Photo © Roman Levin - Fotolia

(BRUSSELS) - The European Commission on Monday welcomed the agreement by top regulators to ease the burden on banks to increase their capital, a move which should also help the economy by providing more credit.

EU Financial Markets Commissioner Michel Barnier said the decision "addresses issues already raised" by Brussels, satisfying concerns over the future of the banks and their role in supporting the economic recovery.

"I welcome the unanimous agreement reached by the Basel Committee," Barnier said in a statement after regulators allowed the banks to use a wider set of assets to provide quick cash if needed in a fresh financial crisis.

The Basel Committee on Banking Supervision said Sunday that since the tighter Liquidity Coverage Ratio (LCR) rule was proposed in 2010, the banks held it would be costly and counterproductive as it would undercut lending, their core business.

The regulators aid the LCR system would still come into effect, in 2015 as planned, but it would be phased in gradually through to 2019.

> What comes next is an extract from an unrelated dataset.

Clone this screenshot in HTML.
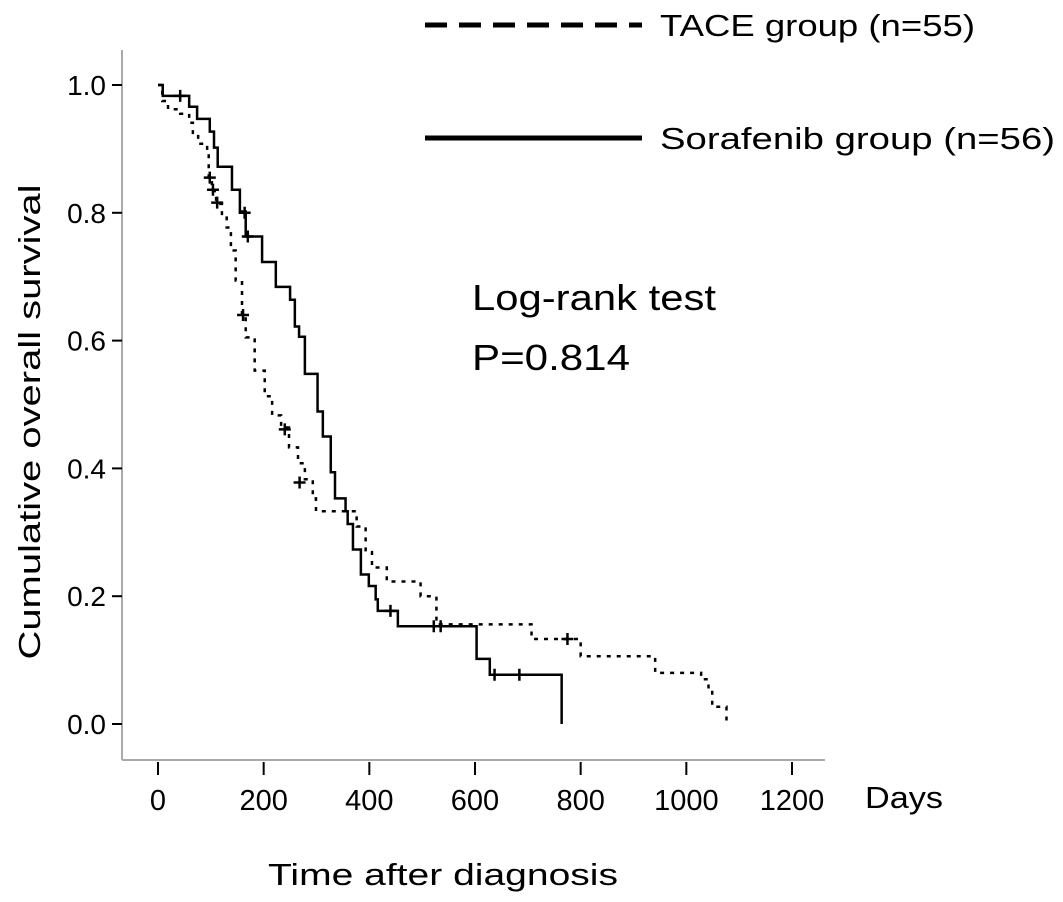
<!DOCTYPE html>
<html><head><meta charset="utf-8"><style>
html,body{margin:0;padding:0;background:#fff;}
svg{display:block;font-family:"Liberation Sans",sans-serif;}
</style></head><body>
<svg id="chart" width="1063" height="902" viewBox="0 0 1063 902" xmlns="http://www.w3.org/2000/svg">
<g id="axes"></g>
<g id="series"></g>
<g>
<line x1="425" y1="25" x2="642" y2="25" stroke="#000" stroke-width="5" stroke-dasharray="22 12"/>
<text x="660" y="36" font-size="31" textLength="315" lengthAdjust="spacingAndGlyphs">TACE group (n=55)</text>
<line x1="425" y1="138" x2="642" y2="138" stroke="#000" stroke-width="5"/>
<text x="660" y="149" font-size="31" textLength="395" lengthAdjust="spacingAndGlyphs">Sorafenib group (n=56)</text>
</g>
<text x="472" y="310" font-size="36" textLength="244" lengthAdjust="spacingAndGlyphs">Log-rank test</text>
<text x="472" y="370" font-size="36" textLength="158" lengthAdjust="spacingAndGlyphs">P=0.814</text>
<text transform="translate(40,422) rotate(-90)" text-anchor="middle" font-size="31" textLength="475" lengthAdjust="spacingAndGlyphs">Cumulative overall survival</text>
<text x="268" y="885" font-size="31" textLength="350" lengthAdjust="spacingAndGlyphs">Time after diagnosis</text>
<text x="865" y="808" font-size="31" textLength="78" lengthAdjust="spacingAndGlyphs">Days</text>
</svg>
<script>
const xTicks = [0,200,400,600,800,1000,1200];
const yTicks = [0.0,0.2,0.4,0.6,0.8,1.0];
const soraTimes = [9,59,74,98,106,113,140,155,166,197,223,250,259,267,278,302,312,327,335,355,359,369,384,399,412,416,454,603,628,764];
const soraSurv  = [0.983,0.966,0.947,0.927,0.902,0.872,0.836,0.802,0.763,0.723,0.684,0.664,0.622,0.606,0.548,0.489,0.45,0.394,0.353,0.333,0.313,0.273,0.234,0.216,0.195,0.177,0.153,0.102,0.077,0];
const soraCensT = [42,164,170,440,522,535,637,684];
const soraCensS = [0.983,0.80,0.763,0.177,0.153,0.153,0.077,0.077];
const taceTimes = [8,19,42,59,66,76,93,96,102,110,121,130,138,147,159,166,183,202,216,233,248,265,278,293,299,376,393,405,433,497,527,707,800,941,1028,1042,1049,1076];
const taceSurv  = [0.975,0.962,0.955,0.941,0.925,0.908,0.897,0.853,0.834,0.814,0.795,0.777,0.741,0.694,0.639,0.605,0.553,0.513,0.483,0.464,0.433,0.408,0.383,0.353,0.333,0.309,0.269,0.245,0.223,0.2,0.156,0.133,0.106,0.08,0.07,0.053,0.027,0.003];
const taceCensT = [98,104,112,161,240,268,775];
const taceCensS = [0.855,0.836,0.816,0.64,0.461,0.378,0.133];
const NS="http://www.w3.org/2000/svg";
const xs = d => 158 + d*(792-158)/1200;
const ys = s => 724 - s*(724-85);
function mk(tag, attrs, parent){const e=document.createElementNS(NS,tag);for(const k in attrs)e.setAttribute(k,attrs[k]);parent.appendChild(e);return e;}
const axes=document.getElementById('axes');
let yl=mk('line',{x1:122,y1:50,x2:122,y2:760,stroke:'#aaa','stroke-width':2},axes);


let xl=mk('line',{x1:122,y1:760,x2:825,y2:760,stroke:'#aaa','stroke-width':2},axes);


xTicks.forEach(t=>{
  const l=mk('line',{x1:xs(t),y1:762,x2:xs(t),y2:775,stroke:'#000','stroke-width':2},axes);
  
  
  const tx=mk('text',{x:xs(t),y:810,'text-anchor':'middle','font-size':29},axes);
  tx.textContent=String(t);
  
  
});
yTicks.forEach(t=>{
  const l=mk('line',{x1:112,y1:ys(t),x2:122,y2:ys(t),stroke:'#000','stroke-width':2},axes);
  
  
  const tx=mk('text',{x:106,y:ys(t)+10,'text-anchor':'end','font-size':28},axes);
  tx.textContent=t.toFixed(1);
  
  
});
const series=document.getElementById('series');
function stepPath(times,surv){
  let d='M'+xs(0)+','+ys(1);let prev=1;
  for(let i=0;i<times.length;i++){d+=' H'+xs(times[i])+' V'+ys(surv[i]);prev=surv[i];}
  return d;
}
const pT=mk('path',{d:stepPath(taceTimes,taceSurv),fill:'none',stroke:'#000','stroke-width':2.5,'stroke-dasharray':'4 6'},series);


const pS=mk('path',{d:stepPath(soraTimes,soraSurv),fill:'none',stroke:'#000','stroke-width':2.5},series);


function cens(T,S,name){
  T.forEach((t,i)=>{
    const x=xs(t),y=ys(S[i]);
    const g=mk('path',{d:`M${x-6},${y} H${x+6} M${x},${y-6} V${y+6}`,stroke:'#000','stroke-width':2.5,fill:'none'},series);
    
    
  });
}
cens(taceCensT,taceCensS,'tace-censor-mark');
cens(soraCensT,soraCensS,'sorafenib-censor-mark');
</script>
</body></html>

"This is significant progress," Barnier said.

"The treatment of liquidity is fundamental, both for the stability of banks as well as for their role in supporting wider economic recovery," he added.

Sunday's Basel accord sparked sharp gains Monday in the shares of major banks on the view they would have more money to invest than would otherwise have been the case if the tougher rules had been applied.